'''

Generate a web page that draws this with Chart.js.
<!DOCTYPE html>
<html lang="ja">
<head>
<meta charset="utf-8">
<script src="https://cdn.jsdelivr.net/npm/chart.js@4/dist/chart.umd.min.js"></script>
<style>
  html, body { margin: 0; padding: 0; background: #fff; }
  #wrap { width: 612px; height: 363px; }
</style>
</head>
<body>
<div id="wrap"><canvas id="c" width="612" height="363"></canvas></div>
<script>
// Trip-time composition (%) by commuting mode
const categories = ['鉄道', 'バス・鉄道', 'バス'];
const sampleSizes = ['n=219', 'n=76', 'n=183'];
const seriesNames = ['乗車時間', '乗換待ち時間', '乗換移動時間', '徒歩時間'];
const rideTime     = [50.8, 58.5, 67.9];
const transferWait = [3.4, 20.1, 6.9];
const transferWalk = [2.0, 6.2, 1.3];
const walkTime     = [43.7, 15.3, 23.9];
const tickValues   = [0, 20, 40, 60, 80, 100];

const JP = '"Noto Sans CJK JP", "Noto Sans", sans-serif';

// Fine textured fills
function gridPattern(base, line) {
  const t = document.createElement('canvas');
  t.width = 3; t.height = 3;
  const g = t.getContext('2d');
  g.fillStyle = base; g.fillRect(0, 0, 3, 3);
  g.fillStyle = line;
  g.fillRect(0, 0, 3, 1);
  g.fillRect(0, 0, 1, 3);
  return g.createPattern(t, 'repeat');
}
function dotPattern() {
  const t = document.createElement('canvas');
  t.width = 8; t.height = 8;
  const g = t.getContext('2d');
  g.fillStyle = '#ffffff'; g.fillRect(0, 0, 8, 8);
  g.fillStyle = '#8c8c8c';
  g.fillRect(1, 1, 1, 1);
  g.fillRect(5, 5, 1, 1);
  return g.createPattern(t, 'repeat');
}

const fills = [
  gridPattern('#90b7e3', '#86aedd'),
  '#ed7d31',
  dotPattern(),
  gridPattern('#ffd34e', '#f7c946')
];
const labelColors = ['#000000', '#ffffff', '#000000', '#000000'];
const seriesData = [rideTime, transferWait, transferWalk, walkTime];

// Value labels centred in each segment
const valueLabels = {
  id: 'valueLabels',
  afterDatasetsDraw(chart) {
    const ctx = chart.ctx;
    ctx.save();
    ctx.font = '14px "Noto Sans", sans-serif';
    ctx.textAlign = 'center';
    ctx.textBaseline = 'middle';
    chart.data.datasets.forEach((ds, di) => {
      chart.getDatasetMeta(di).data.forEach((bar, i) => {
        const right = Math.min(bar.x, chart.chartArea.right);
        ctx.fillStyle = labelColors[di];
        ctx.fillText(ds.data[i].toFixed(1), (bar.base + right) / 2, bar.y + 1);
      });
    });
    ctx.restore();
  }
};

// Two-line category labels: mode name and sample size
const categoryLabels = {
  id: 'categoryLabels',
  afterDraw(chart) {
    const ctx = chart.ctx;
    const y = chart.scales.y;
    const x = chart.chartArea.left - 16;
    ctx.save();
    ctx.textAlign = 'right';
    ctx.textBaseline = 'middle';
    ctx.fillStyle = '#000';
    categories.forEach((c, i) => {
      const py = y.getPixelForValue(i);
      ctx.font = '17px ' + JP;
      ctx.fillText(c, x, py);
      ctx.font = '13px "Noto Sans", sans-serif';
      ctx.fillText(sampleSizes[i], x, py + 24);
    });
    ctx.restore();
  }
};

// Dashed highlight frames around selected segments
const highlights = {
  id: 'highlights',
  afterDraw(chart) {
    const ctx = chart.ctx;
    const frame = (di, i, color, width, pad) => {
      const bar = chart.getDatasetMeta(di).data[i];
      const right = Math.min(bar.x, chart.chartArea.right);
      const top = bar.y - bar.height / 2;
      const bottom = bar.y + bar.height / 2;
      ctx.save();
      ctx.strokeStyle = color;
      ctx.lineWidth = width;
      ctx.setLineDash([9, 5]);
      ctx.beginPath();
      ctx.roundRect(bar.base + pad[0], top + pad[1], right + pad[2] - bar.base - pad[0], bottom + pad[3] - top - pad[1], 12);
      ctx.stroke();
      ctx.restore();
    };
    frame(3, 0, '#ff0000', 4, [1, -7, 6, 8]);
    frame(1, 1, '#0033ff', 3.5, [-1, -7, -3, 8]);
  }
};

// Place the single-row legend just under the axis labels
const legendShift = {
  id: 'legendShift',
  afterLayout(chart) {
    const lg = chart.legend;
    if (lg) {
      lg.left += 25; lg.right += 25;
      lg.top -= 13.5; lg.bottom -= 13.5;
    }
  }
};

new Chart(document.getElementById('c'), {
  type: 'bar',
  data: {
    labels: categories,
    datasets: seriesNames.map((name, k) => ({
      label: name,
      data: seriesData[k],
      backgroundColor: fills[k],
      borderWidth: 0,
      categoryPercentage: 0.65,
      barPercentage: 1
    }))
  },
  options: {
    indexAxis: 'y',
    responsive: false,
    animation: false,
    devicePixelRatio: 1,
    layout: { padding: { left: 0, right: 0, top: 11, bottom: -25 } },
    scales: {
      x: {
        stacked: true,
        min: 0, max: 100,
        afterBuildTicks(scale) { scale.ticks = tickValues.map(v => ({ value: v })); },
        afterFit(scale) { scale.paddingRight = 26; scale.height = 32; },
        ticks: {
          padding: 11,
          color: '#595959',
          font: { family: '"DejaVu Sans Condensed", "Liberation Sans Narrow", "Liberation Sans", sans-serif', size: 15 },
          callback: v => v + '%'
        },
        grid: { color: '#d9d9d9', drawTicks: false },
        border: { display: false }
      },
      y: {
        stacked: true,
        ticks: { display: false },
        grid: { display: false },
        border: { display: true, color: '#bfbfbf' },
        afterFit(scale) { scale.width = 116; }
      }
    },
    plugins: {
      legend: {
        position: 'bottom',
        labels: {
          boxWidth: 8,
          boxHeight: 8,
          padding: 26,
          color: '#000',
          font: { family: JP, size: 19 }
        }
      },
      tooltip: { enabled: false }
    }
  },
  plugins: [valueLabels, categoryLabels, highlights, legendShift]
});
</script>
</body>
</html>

'''

*Task directions*
Take the material above and return all of it exactly.

*Result of the exercise*
Generate a web page that draws this with Chart.js.
<!DOCTYPE html>
<html lang="ja">
<head>
<meta charset="utf-8">
<script src="https://cdn.jsdelivr.net/npm/chart.js@4/dist/chart.umd.min.js"></script>
<style>
  html, body { margin: 0; padding: 0; background: #fff; }
  #wrap { width: 612px; height: 363px; }
</style>
</head>
<body>
<div id="wrap"><canvas id="c" width="612" height="363"></canvas></div>
<script>
// Trip-time composition (%) by commuting mode
const categories = ['鉄道', 'バス・鉄道', 'バス'];
const sampleSizes = ['n=219', 'n=76', 'n=183'];
const seriesNames = ['乗車時間', '乗換待ち時間', '乗換移動時間', '徒歩時間'];
const rideTime     = [50.8, 58.5, 67.9];
const transferWait = [3.4, 20.1, 6.9];
const transferWalk = [2.0, 6.2, 1.3];
const walkTime     = [43.7, 15.3, 23.9];
const tickValues   = [0, 20, 40, 60, 80, 100];

const JP = '"Noto Sans CJK JP", "Noto Sans", sans-serif';

// Fine textured fills
function gridPattern(base, line) {
  const t = document.createElement('canvas');
  t.width = 3; t.height = 3;
  const g = t.getContext('2d');
  g.fillStyle = base; g.fillRect(0, 0, 3, 3);
  g.fillStyle = line;
  g.fillRect(0, 0, 3, 1);
  g.fillRect(0, 0, 1, 3);
  return g.createPattern(t, 'repeat');
}
function dotPattern() {
  const t = document.createElement('canvas');
  t.width = 8; t.height = 8;
  const g = t.getContext('2d');
  g.fillStyle = '#ffffff'; g.fillRect(0, 0, 8, 8);
  g.fillStyle = '#8c8c8c';
  g.fillRect(1, 1, 1, 1);
  g.fillRect(5, 5, 1, 1);
  return g.createPattern(t, 'repeat');
}

const fills = [
  gridPattern('#90b7e3', '#86aedd'),
  '#ed7d31',
  dotPattern(),
  gridPattern('#ffd34e', '#f7c946')
];
const labelColors = ['#000000', '#ffffff', '#000000', '#000000'];
const seriesData = [rideTime, transferWait, transferWalk, walkTime];

// Value labels centred in each segment
const valueLabels = {
  id: 'valueLabels',
  afterDatasetsDraw(chart) {
    const ctx = chart.ctx;
    ctx.save();
    ctx.font = '14px "Noto Sans", sans-serif';
    ctx.textAlign = 'center';
    ctx.textBaseline = 'middle';
    chart.data.datasets.forEach((ds, di) => {
      chart.getDatasetMeta(di).data.forEach((bar, i) => {
        const right = Math.min(bar.x, chart.chartArea.right);
        ctx.fillStyle = labelColors[di];
        ctx.fillText(ds.data[i].toFixed(1), (bar.base + right) / 2, bar.y + 1);
      });
    });
    ctx.restore();
  }
};

// Two-line category labels: mode name and sample size
const categoryLabels = {
  id: 'categoryLabels',
  afterDraw(chart) {
    const ctx = chart.ctx;
    const y = chart.scales.y;
    const x = chart.chartArea.left - 16;
    ctx.save();
    ctx.textAlign = 'right';
    ctx.textBaseline = 'middle';
    ctx.fillStyle = '#000';
    categories.forEach((c, i) => {
      const py = y.getPixelForValue(i);
      ctx.font = '17px ' + JP;
      ctx.fillText(c, x, py);
      ctx.font = '13px "Noto Sans", sans-serif';
      ctx.fillText(sampleSizes[i], x, py + 24);
    });
    ctx.restore();
  }
};

// Dashed highlight frames around selected segments
const highlights = {
  id: 'highlights',
  afterDraw(chart) {
    const ctx = chart.ctx;
    const frame = (di, i, color, width, pad) => {
      const bar = chart.getDatasetMeta(di).data[i];
      const right = Math.min(bar.x, chart.chartArea.right);
      const top = bar.y - bar.height / 2;
      const bottom = bar.y + bar.height / 2;
      ctx.save();
      ctx.strokeStyle = color;
      ctx.lineWidth = width;
      ctx.setLineDash([9, 5]);
      ctx.beginPath();
      ctx.roundRect(bar.base + pad[0], top + pad[1], right + pad[2] - bar.base - pad[0], bottom + pad[3] - top - pad[1], 12);
      ctx.stroke();
      ctx.restore();
    };
    frame(3, 0, '#ff0000', 4, [1, -7, 6, 8]);
    frame(1, 1, '#0033ff', 3.5, [-1, -7, -3, 8]);
  }
};

// Place the single-row legend just under the axis labels
const legendShift = {
  id: 'legendShift',
  afterLayout(chart) {
    const lg = chart.legend;
    if (lg) {
      lg.left += 25; lg.right += 25;
      lg.top -= 13.5; lg.bottom -= 13.5;
    }
  }
};

new Chart(document.getElementById('c'), {
  type: 'bar',
  data: {
    labels: categories,
    datasets: seriesNames.map((name, k) => ({
      label: name,
      data: seriesData[k],
      backgroundColor: fills[k],
      borderWidth: 0,
      categoryPercentage: 0.65,
      barPercentage: 1
    }))
  },
  options: {
    indexAxis: 'y',
    responsive: false,
    animation: false,
    devicePixelRatio: 1,
    layout: { padding: { left: 0, right: 0, top: 11, bottom: -25 } },
    scales: {
      x: {
        stacked: true,
        min: 0, max: 100,
        afterBuildTicks(scale) { scale.ticks = tickValues.map(v => ({ value: v })); },
        afterFit(scale) { scale.paddingRight = 26; scale.height = 32; },
        ticks: {
          padding: 11,
          color: '#595959',
          font: { family: '"DejaVu Sans Condensed", "Liberation Sans Narrow", "Liberation Sans", sans-serif', size: 15 },
          callback: v => v + '%'
        },
        grid: { color: '#d9d9d9', drawTicks: false },
        border: { display: false }
      },
      y: {
        stacked: true,
        ticks: { display: false },
        grid: { display: false },
        border: { display: true, color: '#bfbfbf' },
        afterFit(scale) { scale.width = 116; }
      }
    },
    plugins: {
      legend: {
        position: 'bottom',
        labels: {
          boxWidth: 8,
          boxHeight: 8,
          padding: 26,
          color: '#000',
          font: { family: JP, size: 19 }
        }
      },
      tooltip: { enabled: false }
    }
  },
  plugins: [valueLabels, categoryLabels, highlights, legendShift]
});
</script>
</body>
</html>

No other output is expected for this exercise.